Code that draws figures ->
▶

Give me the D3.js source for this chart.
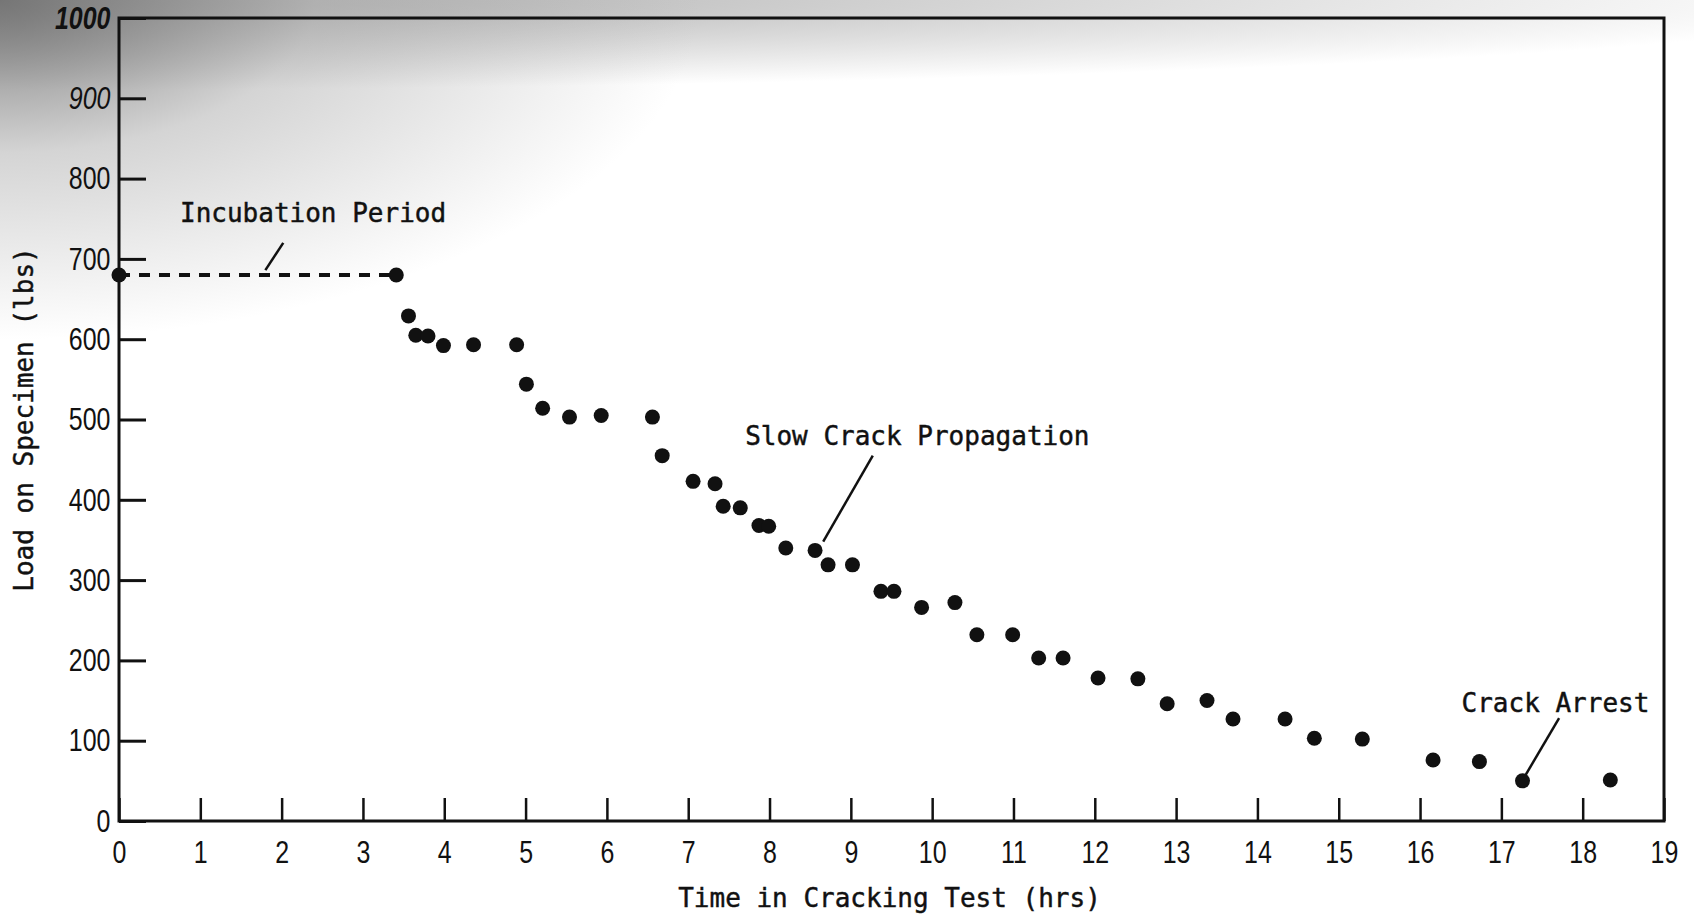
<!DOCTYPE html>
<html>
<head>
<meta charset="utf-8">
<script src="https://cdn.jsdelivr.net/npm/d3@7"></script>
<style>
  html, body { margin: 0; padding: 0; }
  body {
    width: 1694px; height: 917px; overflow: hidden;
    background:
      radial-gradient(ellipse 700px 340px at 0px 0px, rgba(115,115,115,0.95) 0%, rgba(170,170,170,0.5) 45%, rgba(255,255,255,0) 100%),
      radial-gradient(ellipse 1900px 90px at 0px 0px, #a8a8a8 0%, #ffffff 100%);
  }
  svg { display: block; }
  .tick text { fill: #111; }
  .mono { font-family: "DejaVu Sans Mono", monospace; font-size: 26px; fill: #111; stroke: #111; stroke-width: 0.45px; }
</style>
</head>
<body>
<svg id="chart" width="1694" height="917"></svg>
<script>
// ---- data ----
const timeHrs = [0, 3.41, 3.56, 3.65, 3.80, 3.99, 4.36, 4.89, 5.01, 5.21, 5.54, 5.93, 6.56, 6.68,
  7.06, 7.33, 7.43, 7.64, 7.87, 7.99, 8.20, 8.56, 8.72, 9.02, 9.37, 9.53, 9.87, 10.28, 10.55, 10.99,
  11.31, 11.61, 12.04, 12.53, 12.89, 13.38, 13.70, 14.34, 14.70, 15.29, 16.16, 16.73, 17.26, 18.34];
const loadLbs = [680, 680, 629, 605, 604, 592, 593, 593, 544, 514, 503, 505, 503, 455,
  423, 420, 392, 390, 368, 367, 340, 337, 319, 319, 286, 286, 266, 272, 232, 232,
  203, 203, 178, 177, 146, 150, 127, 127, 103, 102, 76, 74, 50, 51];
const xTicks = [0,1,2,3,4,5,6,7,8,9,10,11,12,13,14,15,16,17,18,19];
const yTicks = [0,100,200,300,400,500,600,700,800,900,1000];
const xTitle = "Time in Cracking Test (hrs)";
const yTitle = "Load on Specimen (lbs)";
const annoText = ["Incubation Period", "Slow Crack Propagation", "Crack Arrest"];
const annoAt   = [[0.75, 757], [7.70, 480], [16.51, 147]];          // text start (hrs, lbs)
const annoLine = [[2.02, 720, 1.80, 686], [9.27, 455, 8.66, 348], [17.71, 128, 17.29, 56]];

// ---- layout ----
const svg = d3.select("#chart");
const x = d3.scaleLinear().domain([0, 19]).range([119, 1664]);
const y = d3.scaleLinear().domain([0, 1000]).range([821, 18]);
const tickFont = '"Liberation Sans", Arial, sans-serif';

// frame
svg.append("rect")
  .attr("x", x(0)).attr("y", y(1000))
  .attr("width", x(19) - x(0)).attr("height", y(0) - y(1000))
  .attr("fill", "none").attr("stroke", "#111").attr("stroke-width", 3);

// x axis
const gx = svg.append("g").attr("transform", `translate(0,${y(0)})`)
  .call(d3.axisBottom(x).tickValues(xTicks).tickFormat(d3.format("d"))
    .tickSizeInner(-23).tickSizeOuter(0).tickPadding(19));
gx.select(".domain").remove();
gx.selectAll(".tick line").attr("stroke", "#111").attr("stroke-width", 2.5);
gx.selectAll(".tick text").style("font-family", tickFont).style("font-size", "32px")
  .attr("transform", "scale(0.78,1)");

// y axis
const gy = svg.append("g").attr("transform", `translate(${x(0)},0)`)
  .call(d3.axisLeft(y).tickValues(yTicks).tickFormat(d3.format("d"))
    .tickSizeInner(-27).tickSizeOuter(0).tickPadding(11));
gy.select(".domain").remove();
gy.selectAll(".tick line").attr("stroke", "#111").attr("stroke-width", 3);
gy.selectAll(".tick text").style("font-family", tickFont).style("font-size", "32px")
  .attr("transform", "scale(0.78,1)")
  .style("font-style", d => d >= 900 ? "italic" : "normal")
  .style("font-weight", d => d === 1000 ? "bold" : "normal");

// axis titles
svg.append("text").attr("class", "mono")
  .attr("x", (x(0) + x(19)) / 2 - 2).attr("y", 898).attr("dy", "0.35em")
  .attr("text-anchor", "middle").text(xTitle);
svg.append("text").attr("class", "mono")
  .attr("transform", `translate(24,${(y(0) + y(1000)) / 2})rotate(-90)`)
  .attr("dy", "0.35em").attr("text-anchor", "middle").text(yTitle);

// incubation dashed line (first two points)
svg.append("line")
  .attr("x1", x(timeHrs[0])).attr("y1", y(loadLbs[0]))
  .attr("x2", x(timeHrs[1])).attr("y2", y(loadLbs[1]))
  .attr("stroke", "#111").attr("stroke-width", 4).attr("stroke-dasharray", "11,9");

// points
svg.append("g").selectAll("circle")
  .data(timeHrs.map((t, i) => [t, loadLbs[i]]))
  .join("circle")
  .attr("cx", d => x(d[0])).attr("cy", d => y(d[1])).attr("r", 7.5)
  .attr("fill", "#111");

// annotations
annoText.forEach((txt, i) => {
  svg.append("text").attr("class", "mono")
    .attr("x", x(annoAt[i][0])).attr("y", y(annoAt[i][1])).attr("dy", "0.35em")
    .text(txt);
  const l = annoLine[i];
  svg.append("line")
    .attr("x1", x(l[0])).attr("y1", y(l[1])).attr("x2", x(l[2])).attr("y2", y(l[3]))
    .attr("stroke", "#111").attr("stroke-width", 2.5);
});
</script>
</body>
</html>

◀
▶

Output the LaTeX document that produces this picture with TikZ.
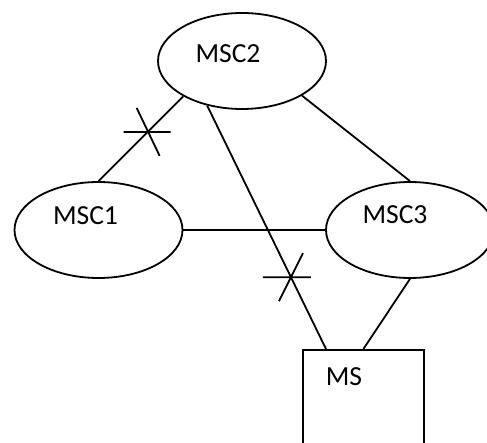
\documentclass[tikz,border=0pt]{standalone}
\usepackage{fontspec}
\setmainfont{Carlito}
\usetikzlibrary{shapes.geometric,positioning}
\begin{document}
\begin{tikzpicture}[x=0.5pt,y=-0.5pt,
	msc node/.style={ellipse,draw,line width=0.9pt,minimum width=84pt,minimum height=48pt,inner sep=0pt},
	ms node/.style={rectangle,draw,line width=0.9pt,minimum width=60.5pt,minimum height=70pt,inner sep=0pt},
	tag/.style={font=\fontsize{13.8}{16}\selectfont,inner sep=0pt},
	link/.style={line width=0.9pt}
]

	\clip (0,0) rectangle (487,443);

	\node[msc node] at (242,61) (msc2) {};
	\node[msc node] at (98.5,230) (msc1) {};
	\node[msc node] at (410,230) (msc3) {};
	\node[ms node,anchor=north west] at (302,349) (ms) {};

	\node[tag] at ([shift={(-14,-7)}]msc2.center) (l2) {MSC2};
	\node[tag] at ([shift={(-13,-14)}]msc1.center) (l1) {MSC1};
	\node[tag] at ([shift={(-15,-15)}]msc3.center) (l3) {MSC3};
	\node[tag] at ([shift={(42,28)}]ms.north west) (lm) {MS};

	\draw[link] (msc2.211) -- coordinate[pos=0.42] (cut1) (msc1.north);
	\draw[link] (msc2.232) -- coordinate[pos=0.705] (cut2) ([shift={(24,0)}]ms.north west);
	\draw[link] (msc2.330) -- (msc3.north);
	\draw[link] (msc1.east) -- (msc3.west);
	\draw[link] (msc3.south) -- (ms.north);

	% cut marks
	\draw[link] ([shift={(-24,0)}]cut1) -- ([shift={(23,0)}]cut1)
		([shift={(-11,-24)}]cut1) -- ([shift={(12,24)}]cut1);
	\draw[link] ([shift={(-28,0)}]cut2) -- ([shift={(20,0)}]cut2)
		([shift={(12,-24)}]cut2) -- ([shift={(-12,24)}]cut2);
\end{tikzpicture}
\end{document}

◀

Problem statement ->
Only the lines from the one with "Output the LaTeX" down to the one with "node,anchor=north west] at" belong in your copy, both ends included; write them out exactly and skip any pictures.

Response ->
Output the LaTeX document that produces this picture with TikZ.
\documentclass[tikz,border=0pt]{standalone}
\usepackage{fontspec}
\setmainfont{Carlito}
\usetikzlibrary{shapes.geometric,positioning}
\begin{document}
\begin{tikzpicture}[x=0.5pt,y=-0.5pt,
	msc node/.style={ellipse,draw,line width=0.9pt,minimum width=84pt,minimum height=48pt,inner sep=0pt},
	ms node/.style={rectangle,draw,line width=0.9pt,minimum width=60.5pt,minimum height=70pt,inner sep=0pt},
	tag/.style={font=\fontsize{13.8}{16}\selectfont,inner sep=0pt},
	link/.style={line width=0.9pt}
]

	\clip (0,0) rectangle (487,443);

	\node[msc node] at (242,61) (msc2) {};
	\node[msc node] at (98.5,230) (msc1) {};
	\node[msc node] at (410,230) (msc3) {};
	\node[ms node,anchor=north west] at (302,349) (ms) {};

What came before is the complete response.